In 1965 when I lived in Seddon a dead cat appeared in the laneway at the back of the house. To be quite clear about the meaning of that word let me explain that in Seddon a lane is a very narrow thoroughfare that runs between rows of houses and they were originally intended for use by the night cart before sewers were installed at the end of the 19th century. The British meaning of the word could hardly be farther from the truth; we're not talking country lanes lined with shady elms here; we're talking back fences. By 1965 the two major uses of backlanes were for small boys such as myself and my friends for smoking away from the sight of adults and as a way to get ones car into the backyard.
So a dead cat appeared and, as my stepfather was one of the few who undertook the difficult maneuvre of parking in the back yard via the laneway aforesaid, I was directed to pick up this cat and dump it at the other end of the lane. Which I did, reluctantly.
The next night the cat was back at our end of the lane. And once again I had to move it to the other end. It's probably an unintentional exaggeration to say that this went on for a week but it sure feels like it did. I have vivid memories of holding that poor dead cat at arms length, on arms as stiff as the cat, as I carried it to the far end of the lane. I even, in a desperate attempt to hide it, covered the cat with a length of old carpet, to no avail. Like a boomerang that cat returned.
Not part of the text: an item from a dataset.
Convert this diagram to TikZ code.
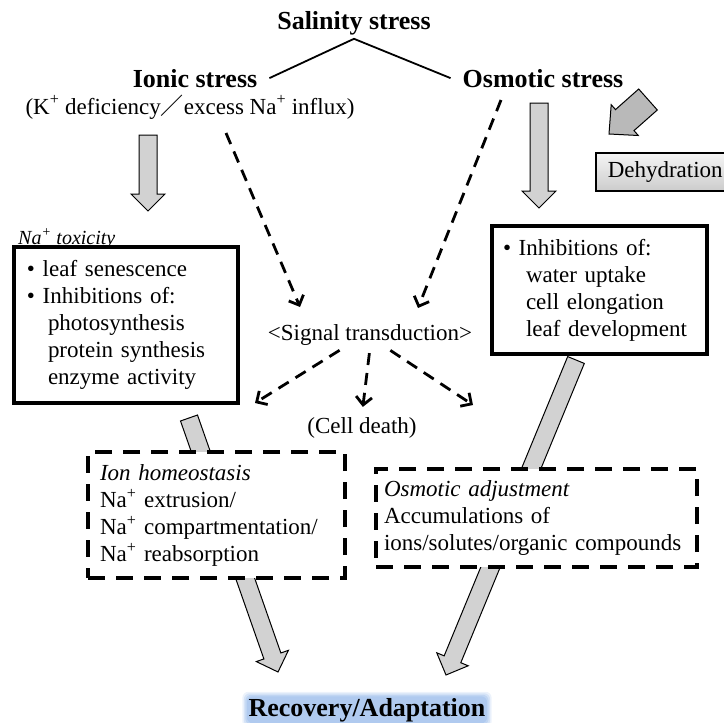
\documentclass[tikz,border=0pt]{standalone}
\usepackage{fontspec}
\setmainfont{Liberation Serif}
\newfontfamily\cjkfont{Noto Sans CJK JP}
\usetikzlibrary{arrows.meta,calc,backgrounds}

\definecolor{glowblue}{RGB}{160,192,236}

% hollow gray block arrow from #1 to #2
\newcommand\fatarrow[2]{%
  \draw[fat] ($(#1)!9pt!90:(#2)$)
    -- ($(#2)!17pt!(#1)!9pt!-90:(#1)$)
    -- ($(#2)!17pt!(#1)!17pt!-90:(#1)$)
    -- (#2)
    -- ($(#2)!17pt!(#1)!17pt!90:(#1)$)
    -- ($(#2)!17pt!(#1)!9pt!90:(#1)$)
    -- ($(#1)!9pt!-90:(#2)$) -- cycle;}

\begin{document}
\begin{tikzpicture}[x=1pt, y=-1pt,
  txt/.style={font=\fontsize{23pt}{27pt}\selectfont, inner sep=3pt},
  head/.style={font=\bfseries\fontsize{26pt}{30pt}\selectfont, inner sep=4pt},
  solidbox/.style={draw, line width=4pt, fill=white, align=left,
                   font=\fontsize{23pt}{27pt}\selectfont, inner ysep=0pt},
  dashbox/.style={solidbox, dash pattern=on 17pt off 11pt},
  dasharr/.style={line width=2.8pt, dash pattern=on 12pt off 8pt,
                  -{Straight Barb[length=8pt, width=16pt]}},
  fat/.style={draw, fill=gray!35, line width=1pt},
  link/.style={line width=1.8pt}
]
\useasboundingbox (0,0) rectangle (724,723);

% headings
\node[head, anchor=base] (sal) at (354,29) {Salinity stress};
\node[head, anchor=base] (ion) at (195,87) {Ionic stress};
\node[head, anchor=base] (osm) at (543,87) {Osmotic stress};
\node[txt, anchor=base] (kna) at (190,114)
  {(K\textsuperscript{+} deficiency{\cjkfont ／}excess Na\textsuperscript{+} influx)};
\node[txt, anchor=base] (sig) at (370,340) {<Signal transduction>};
\node[txt, anchor=base] (death) at (362,433) {(Cell death)};
\node[head, anchor=base, inner sep=1pt] (rec) at (367,716) {Recovery/Adaptation};

% dehydration
\node[txt, draw, line width=1.5pt, top color=gray!8, bottom color=gray!40,
      minimum height=38pt, inner xsep=12pt, anchor=west] (dehy) at (595,172) {Dehydration};
\draw[fat, fill=gray!55] (609,134) -- (638.3,135.5) -- (634,130.6) -- (657.3,110)
  -- (638.7,89) -- (615.5,109.6) -- (611.2,104.7) -- cycle;

% boxes
\node[anchor=base west, font=\itshape\fontsize{20pt}{24pt}\selectfont, inner sep=0pt]
  (ntox) at (18,244) {\underline{Na\textsuperscript{+} toxicity}};
\node[solidbox, text width=198pt, inner xsep=13pt, minimum height=156pt] (ltox) at (126,325)
  {\textbullet\ leaf senescence\\
   \textbullet\ Inhibitions of:\\
   \hspace*{21pt}photosynthesis\\
   \hspace*{21pt}protein synthesis\\
   \hspace*{21pt}enzyme activity};
\node[solidbox, text width=193pt, inner xsep=11pt, minimum height=128pt] (rinh) at (599.5,290)
  {\textbullet\ Inhibitions of:\\
   \hspace*{23pt}water uptake\\
   \hspace*{23pt}cell elongation\\
   \hspace*{23pt}leaf development};
\node[dashbox, text width=233pt, inner xsep=12pt, minimum height=126pt] (ionb) at (216.5,515)
  {{\itshape Ion homeostasis}\\
   Na\textsuperscript{+} extrusion/\\
   Na\textsuperscript{+} compartmentation/\\
   Na\textsuperscript{+} reabsorption};
\node[dashbox, text width=305pt, inner xsep=8pt, minimum height=98pt] (oadj) at (536.5,518)
  {{\itshape Osmotic adjustment}\\
   Accumulations of\\
   ions/solutes/organic compounds};

% free ends
\coordinate (ia) at (148,135);  \coordinate (ib) at (148,211);
\coordinate (oa) at (539,103);  \coordinate (ob) at (539,208);
\coordinate (la) at (189,418);  \coordinate (lb) at (278,672);
\coordinate (ra) at (576,360);  \coordinate (rb) at (446,675);
\coordinate (dl) at (226,133);  \coordinate (dlt) at (300,307);
\coordinate (dr) at (501,100);  \coordinate (drt) at (418,308);
\coordinate (sl) at (255,403);  \coordinate (sr) at (473,405);

\begin{pgfonlayer}{background}
\fatarrow{ia}{ib}
\fatarrow{oa}{ob}
\fatarrow{la}{lb}
\fatarrow{ra}{rb}
% soft glow behind the last heading
\foreach \g/\o in {5/0.2, 3.5/0.3, 2/0.4, 0.5/0.5}
  \fill[glowblue, opacity=\o, rounded corners=6pt]
    ([shift={(-\g pt,-\g pt)}]rec.south west) rectangle ([shift={(\g pt,\g pt)}]rec.north east);
\end{pgfonlayer}

\draw[link] ([xshift=8pt]ion.east) -- (sal.south) -- ([xshift=-8pt]osm.west);

\draw[dasharr] (dl) -- (dlt);
\draw[dasharr] (dr) -- (drt);
\draw[dasharr, shorten <=4pt] ([xshift=-27pt]sig.south) -- (sl);
\draw[dasharr, shorten <=5pt, shorten >=7pt] (sig.south) -- (death.north);
\draw[dasharr, shorten <=4pt] ([xshift=17pt]sig.south) -- (sr);
\end{tikzpicture}
\end{document}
I was the one who caved in; when it had returned yet again I took it back to the end of the lane as ordered and sneaked back just after dark to reclaim it and sneak it into our rubbish bin, covered with old newspaper so Mum wouldn't notice. It seemed, at the time, the only way to end the nightmare.
What did we do tonight? We took the cat to the vet one last time to pay for disposal. It made the rest of the family feel better though I suspect the eventual solution is similar to the one my parents chose.